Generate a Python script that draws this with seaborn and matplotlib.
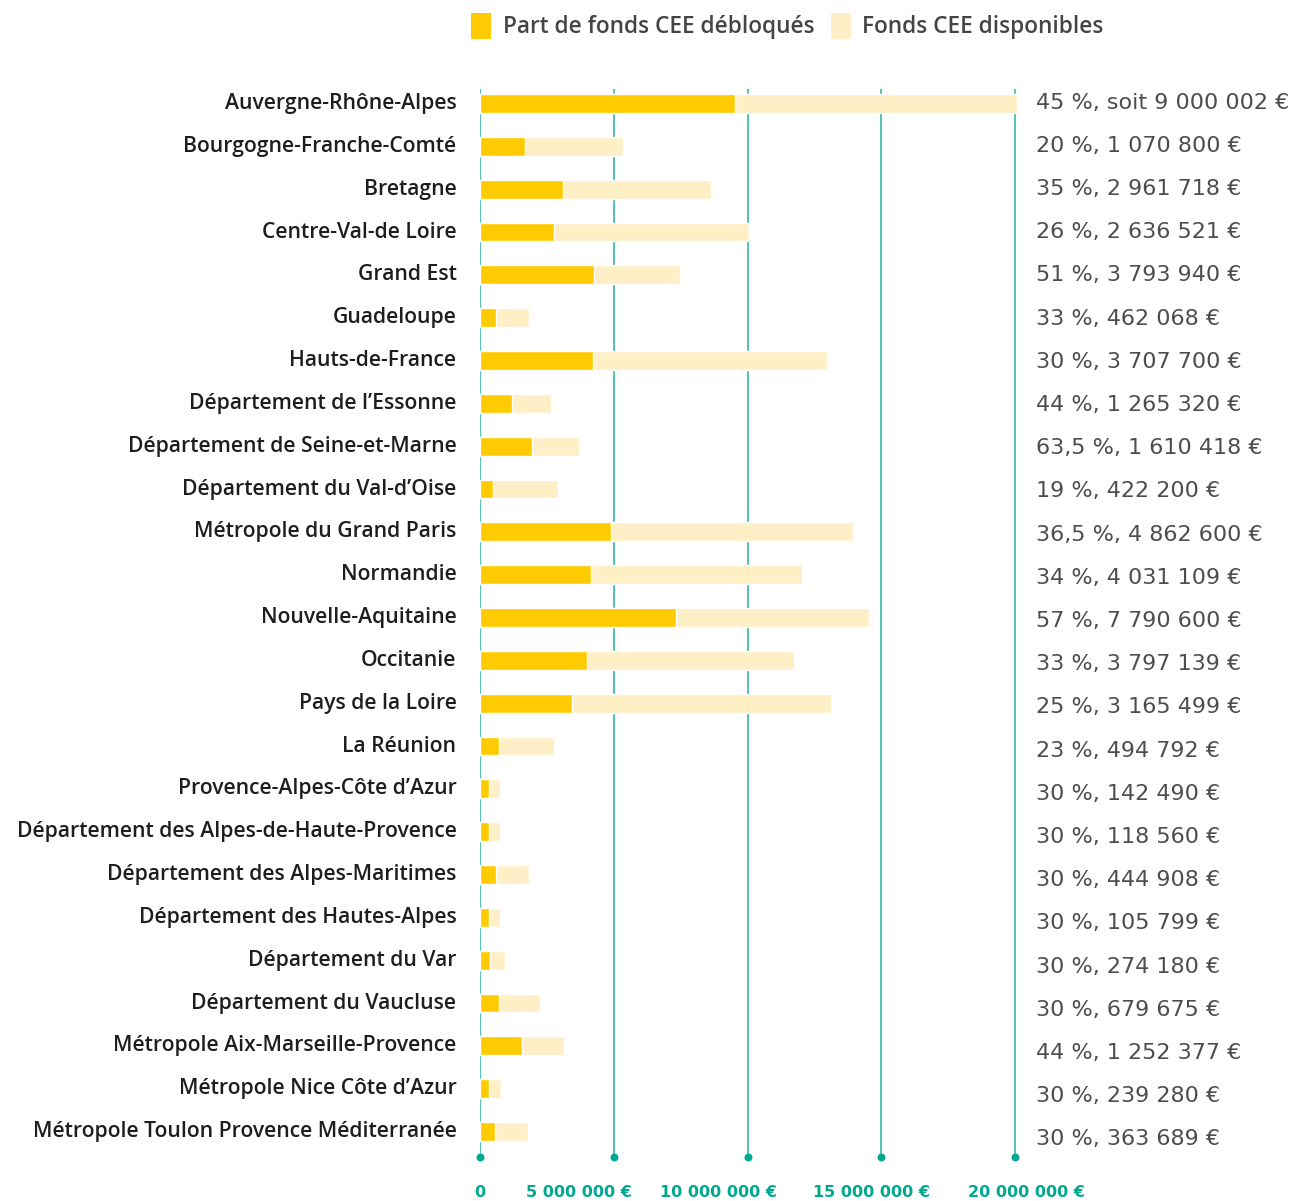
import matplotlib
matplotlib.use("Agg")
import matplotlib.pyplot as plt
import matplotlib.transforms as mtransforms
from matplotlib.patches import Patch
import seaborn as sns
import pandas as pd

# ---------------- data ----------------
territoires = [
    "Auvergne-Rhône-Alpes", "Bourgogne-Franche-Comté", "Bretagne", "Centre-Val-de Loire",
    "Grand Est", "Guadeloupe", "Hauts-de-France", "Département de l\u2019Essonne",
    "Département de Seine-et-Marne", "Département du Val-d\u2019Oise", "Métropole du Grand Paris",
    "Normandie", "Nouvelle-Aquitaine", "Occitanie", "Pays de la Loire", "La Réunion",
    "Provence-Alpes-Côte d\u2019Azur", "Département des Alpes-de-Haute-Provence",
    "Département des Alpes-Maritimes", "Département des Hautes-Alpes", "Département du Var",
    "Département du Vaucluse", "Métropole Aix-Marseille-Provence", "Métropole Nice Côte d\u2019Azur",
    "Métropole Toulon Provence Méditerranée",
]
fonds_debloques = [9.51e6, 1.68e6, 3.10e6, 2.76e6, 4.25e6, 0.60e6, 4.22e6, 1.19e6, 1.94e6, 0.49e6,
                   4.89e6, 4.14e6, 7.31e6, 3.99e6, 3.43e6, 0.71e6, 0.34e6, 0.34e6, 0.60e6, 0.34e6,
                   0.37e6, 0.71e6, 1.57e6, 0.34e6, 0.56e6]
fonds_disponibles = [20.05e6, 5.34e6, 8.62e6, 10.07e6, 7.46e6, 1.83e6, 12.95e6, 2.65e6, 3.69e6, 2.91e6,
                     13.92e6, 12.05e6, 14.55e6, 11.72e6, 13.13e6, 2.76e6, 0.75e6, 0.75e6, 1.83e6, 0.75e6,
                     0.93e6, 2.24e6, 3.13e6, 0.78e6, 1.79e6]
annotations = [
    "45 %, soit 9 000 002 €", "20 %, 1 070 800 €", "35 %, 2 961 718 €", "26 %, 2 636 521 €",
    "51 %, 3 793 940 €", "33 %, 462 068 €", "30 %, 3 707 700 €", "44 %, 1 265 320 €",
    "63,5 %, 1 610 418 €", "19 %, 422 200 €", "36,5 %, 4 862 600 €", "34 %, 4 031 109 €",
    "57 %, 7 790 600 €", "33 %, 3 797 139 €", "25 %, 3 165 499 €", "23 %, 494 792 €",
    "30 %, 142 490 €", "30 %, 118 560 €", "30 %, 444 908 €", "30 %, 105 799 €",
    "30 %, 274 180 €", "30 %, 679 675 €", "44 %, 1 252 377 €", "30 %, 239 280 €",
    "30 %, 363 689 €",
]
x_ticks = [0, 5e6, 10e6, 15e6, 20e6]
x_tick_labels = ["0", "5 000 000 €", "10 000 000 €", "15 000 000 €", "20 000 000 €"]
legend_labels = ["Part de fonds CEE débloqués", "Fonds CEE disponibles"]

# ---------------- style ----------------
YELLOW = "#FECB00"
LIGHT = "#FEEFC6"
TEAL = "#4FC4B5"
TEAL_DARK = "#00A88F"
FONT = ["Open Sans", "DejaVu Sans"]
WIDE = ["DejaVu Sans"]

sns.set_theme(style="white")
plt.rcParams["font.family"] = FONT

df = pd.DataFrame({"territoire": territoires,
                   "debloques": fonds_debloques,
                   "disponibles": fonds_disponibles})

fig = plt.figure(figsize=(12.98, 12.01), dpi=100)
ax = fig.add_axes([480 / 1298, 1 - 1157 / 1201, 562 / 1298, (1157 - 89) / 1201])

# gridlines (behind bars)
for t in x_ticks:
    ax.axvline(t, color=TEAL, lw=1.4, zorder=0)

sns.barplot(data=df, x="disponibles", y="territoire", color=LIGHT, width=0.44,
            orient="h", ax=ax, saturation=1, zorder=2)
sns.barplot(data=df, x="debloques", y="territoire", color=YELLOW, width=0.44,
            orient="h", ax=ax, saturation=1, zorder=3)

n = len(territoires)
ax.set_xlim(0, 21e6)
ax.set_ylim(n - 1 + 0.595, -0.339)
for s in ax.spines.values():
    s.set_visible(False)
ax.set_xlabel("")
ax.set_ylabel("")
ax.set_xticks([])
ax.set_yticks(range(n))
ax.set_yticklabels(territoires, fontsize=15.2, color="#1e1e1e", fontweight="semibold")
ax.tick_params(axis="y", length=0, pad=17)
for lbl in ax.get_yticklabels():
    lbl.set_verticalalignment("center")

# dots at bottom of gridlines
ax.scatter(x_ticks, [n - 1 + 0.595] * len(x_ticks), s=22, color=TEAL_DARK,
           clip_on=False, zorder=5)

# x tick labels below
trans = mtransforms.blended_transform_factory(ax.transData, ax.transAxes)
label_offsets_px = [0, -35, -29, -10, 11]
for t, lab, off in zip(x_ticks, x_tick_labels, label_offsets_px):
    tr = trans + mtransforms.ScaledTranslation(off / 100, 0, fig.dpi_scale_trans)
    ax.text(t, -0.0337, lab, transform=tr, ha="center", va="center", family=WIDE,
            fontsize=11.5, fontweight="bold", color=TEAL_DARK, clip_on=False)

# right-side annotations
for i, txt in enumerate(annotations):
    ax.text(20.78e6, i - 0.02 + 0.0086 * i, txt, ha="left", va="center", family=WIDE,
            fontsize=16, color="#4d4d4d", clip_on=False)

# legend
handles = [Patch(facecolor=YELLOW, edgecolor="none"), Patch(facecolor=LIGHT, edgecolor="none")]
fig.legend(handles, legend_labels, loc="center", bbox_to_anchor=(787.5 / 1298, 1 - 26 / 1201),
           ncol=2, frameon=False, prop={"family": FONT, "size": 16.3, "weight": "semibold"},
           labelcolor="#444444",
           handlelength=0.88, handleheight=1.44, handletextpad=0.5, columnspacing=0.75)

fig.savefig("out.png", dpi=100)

§ **WORK REQUIRED**
Word for word, quote the full listing, omitting every picture.

§ **FULL RESPONSE**
Generate a Python script that draws this with seaborn and matplotlib.
import matplotlib
matplotlib.use("Agg")
import matplotlib.pyplot as plt
import matplotlib.transforms as mtransforms
from matplotlib.patches import Patch
import seaborn as sns
import pandas as pd

# ---------------- data ----------------
territoires = [
    "Auvergne-Rhône-Alpes", "Bourgogne-Franche-Comté", "Bretagne", "Centre-Val-de Loire",
    "Grand Est", "Guadeloupe", "Hauts-de-France", "Département de l\u2019Essonne",
    "Département de Seine-et-Marne", "Département du Val-d\u2019Oise", "Métropole du Grand Paris",
    "Normandie", "Nouvelle-Aquitaine", "Occitanie", "Pays de la Loire", "La Réunion",
    "Provence-Alpes-Côte d\u2019Azur", "Département des Alpes-de-Haute-Provence",
    "Département des Alpes-Maritimes", "Département des Hautes-Alpes", "Département du Var",
    "Département du Vaucluse", "Métropole Aix-Marseille-Provence", "Métropole Nice Côte d\u2019Azur",
    "Métropole Toulon Provence Méditerranée",
]
fonds_debloques = [9.51e6, 1.68e6, 3.10e6, 2.76e6, 4.25e6, 0.60e6, 4.22e6, 1.19e6, 1.94e6, 0.49e6,
                   4.89e6, 4.14e6, 7.31e6, 3.99e6, 3.43e6, 0.71e6, 0.34e6, 0.34e6, 0.60e6, 0.34e6,
                   0.37e6, 0.71e6, 1.57e6, 0.34e6, 0.56e6]
fonds_disponibles = [20.05e6, 5.34e6, 8.62e6, 10.07e6, 7.46e6, 1.83e6, 12.95e6, 2.65e6, 3.69e6, 2.91e6,
                     13.92e6, 12.05e6, 14.55e6, 11.72e6, 13.13e6, 2.76e6, 0.75e6, 0.75e6, 1.83e6, 0.75e6,
                     0.93e6, 2.24e6, 3.13e6, 0.78e6, 1.79e6]
annotations = [
    "45 %, soit 9 000 002 €", "20 %, 1 070 800 €", "35 %, 2 961 718 €", "26 %, 2 636 521 €",
    "51 %, 3 793 940 €", "33 %, 462 068 €", "30 %, 3 707 700 €", "44 %, 1 265 320 €",
    "63,5 %, 1 610 418 €", "19 %, 422 200 €", "36,5 %, 4 862 600 €", "34 %, 4 031 109 €",
    "57 %, 7 790 600 €", "33 %, 3 797 139 €", "25 %, 3 165 499 €", "23 %, 494 792 €",
    "30 %, 142 490 €", "30 %, 118 560 €", "30 %, 444 908 €", "30 %, 105 799 €",
    "30 %, 274 180 €", "30 %, 679 675 €", "44 %, 1 252 377 €", "30 %, 239 280 €",
    "30 %, 363 689 €",
]
x_ticks = [0, 5e6, 10e6, 15e6, 20e6]
x_tick_labels = ["0", "5 000 000 €", "10 000 000 €", "15 000 000 €", "20 000 000 €"]
legend_labels = ["Part de fonds CEE débloqués", "Fonds CEE disponibles"]

# ---------------- style ----------------
YELLOW = "#FECB00"
LIGHT = "#FEEFC6"
TEAL = "#4FC4B5"
TEAL_DARK = "#00A88F"
FONT = ["Open Sans", "DejaVu Sans"]
WIDE = ["DejaVu Sans"]

sns.set_theme(style="white")
plt.rcParams["font.family"] = FONT

df = pd.DataFrame({"territoire": territoires,
                   "debloques": fonds_debloques,
                   "disponibles": fonds_disponibles})

fig = plt.figure(figsize=(12.98, 12.01), dpi=100)
ax = fig.add_axes([480 / 1298, 1 - 1157 / 1201, 562 / 1298, (1157 - 89) / 1201])

# gridlines (behind bars)
for t in x_ticks:
    ax.axvline(t, color=TEAL, lw=1.4, zorder=0)

sns.barplot(data=df, x="disponibles", y="territoire", color=LIGHT, width=0.44,
            orient="h", ax=ax, saturation=1, zorder=2)
sns.barplot(data=df, x="debloques", y="territoire", color=YELLOW, width=0.44,
            orient="h", ax=ax, saturation=1, zorder=3)

n = len(territoires)
ax.set_xlim(0, 21e6)
ax.set_ylim(n - 1 + 0.595, -0.339)
for s in ax.spines.values():
    s.set_visible(False)
ax.set_xlabel("")
ax.set_ylabel("")
ax.set_xticks([])
ax.set_yticks(range(n))
ax.set_yticklabels(territoires, fontsize=15.2, color="#1e1e1e", fontweight="semibold")
ax.tick_params(axis="y", length=0, pad=17)
for lbl in ax.get_yticklabels():
    lbl.set_verticalalignment("center")

# dots at bottom of gridlines
ax.scatter(x_ticks, [n - 1 + 0.595] * len(x_ticks), s=22, color=TEAL_DARK,
           clip_on=False, zorder=5)

# x tick labels below
trans = mtransforms.blended_transform_factory(ax.transData, ax.transAxes)
label_offsets_px = [0, -35, -29, -10, 11]
for t, lab, off in zip(x_ticks, x_tick_labels, label_offsets_px):
    tr = trans + mtransforms.ScaledTranslation(off / 100, 0, fig.dpi_scale_trans)
    ax.text(t, -0.0337, lab, transform=tr, ha="center", va="center", family=WIDE,
            fontsize=11.5, fontweight="bold", color=TEAL_DARK, clip_on=False)

# right-side annotations
for i, txt in enumerate(annotations):
    ax.text(20.78e6, i - 0.02 + 0.0086 * i, txt, ha="left", va="center", family=WIDE,
            fontsize=16, color="#4d4d4d", clip_on=False)

# legend
handles = [Patch(facecolor=YELLOW, edgecolor="none"), Patch(facecolor=LIGHT, edgecolor="none")]
fig.legend(handles, legend_labels, loc="center", bbox_to_anchor=(787.5 / 1298, 1 - 26 / 1201),
           ncol=2, frameon=False, prop={"family": FONT, "size": 16.3, "weight": "semibold"},
           labelcolor="#444444",
           handlelength=0.88, handleheight=1.44, handletextpad=0.5, columnspacing=0.75)

fig.savefig("out.png", dpi=100)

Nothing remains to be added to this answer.